Political Polarization and Us

The Pew Research Center has issued a study on America’s increasing political polarization. There’s been the usual disagreement about what the study really means, but it’s clear that Democrats and Republicans have moved further apart in recent years. And it shouldn’t be a surprise that 82% of “consistent liberals” say they believe in compromise, compared to 32% of “consistent [so-called] conservatives”.

Norman Ornstein discusses the Pew findings at The Atlantic. He’s absolutely right that Republican politicians and their media colleagues are most to blame for the increasing polarization of recent years, and that Democratic voters moving further to the left has mainly been a reaction to the increasingly insane behavior of the right.

He also responds to the notion that both sides are equally to blame:

Does it matter whether the polarization, and the deep dysfunction that follows from it, is equal or not, including to the average voter? The answer is a resounding yes. If bad behavior—using the nation’s full faith and credit as a hostage to political demands, shutting down the government, attempting to undermine policies that have been lawfully enacted, blocking nominees not on the basis of their qualifications but to nullify the policies they would pursue, using filibusters as weapons of mass obstruction—is to be discouraged or abandoned, those who engage in it have to be held accountable.

Saying both sides are equally responsible, insisting on equivalence as the mantra of mainstream journalism, leaves the average voter at sea, unable to identify and vote against those perpetrating the problem. The public is left with a deeper disdain for all politics and all politicians, and voters become more receptive to demagogues and those whose main qualification for office is that they have never served, won’t compromise, and see everything in stark black-and-white terms.

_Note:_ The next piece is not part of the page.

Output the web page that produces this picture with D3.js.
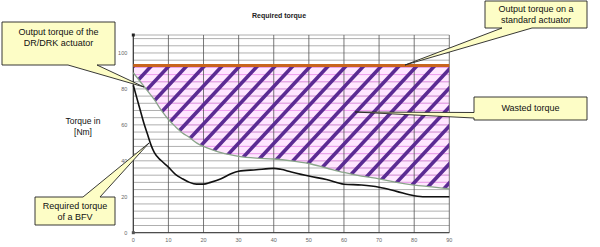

One solution to this problem might be to elect Democratic demagogues who won’t compromise, if we could find enough of them to make a difference. But a government composed of politicians on the left and right who won’t compromise would be even more dysfunctional than the government we already have.

That seems to leave electing more reasonable people as the best solution, so many reasonable people that the nuts can’t gum up the works. Until we have a Democratic President, a Democratic majority in the House and a Democratic supermajority in the Senate, we’re probably screwed. And even then we’ll have to worry about the damn Supreme Court.

(PS — So it was a hiatus after all.)

2 thoughts on “Political Polarization and Us

  1. Glad to see you back. Yes, the false equivalency we often hear in the media is maddening.

    The Republican party in the last couple of decades has become increasingly reactionary and self-righteous. The problem is that this isn’t just the politicians, but the rank and file voters. We can’t pretend that getting past this will be a matter of just changing a few official’s minds. Rural and southern voters need to come out of this funk. (I say this as a southerner myself.) Demographically they will, eventually. But a lot of people will likely suffer in the meantime.

    • I don’t disagree. I think Ornstein’s view is that the politicians and right-wing media were the decisive force in moving lots of Republican voters even further to the right. That sounds correct to me, but it would be difficult to confirm that theory, even with a lot of polling data, and at this point it probably doesn’t make much difference anyway.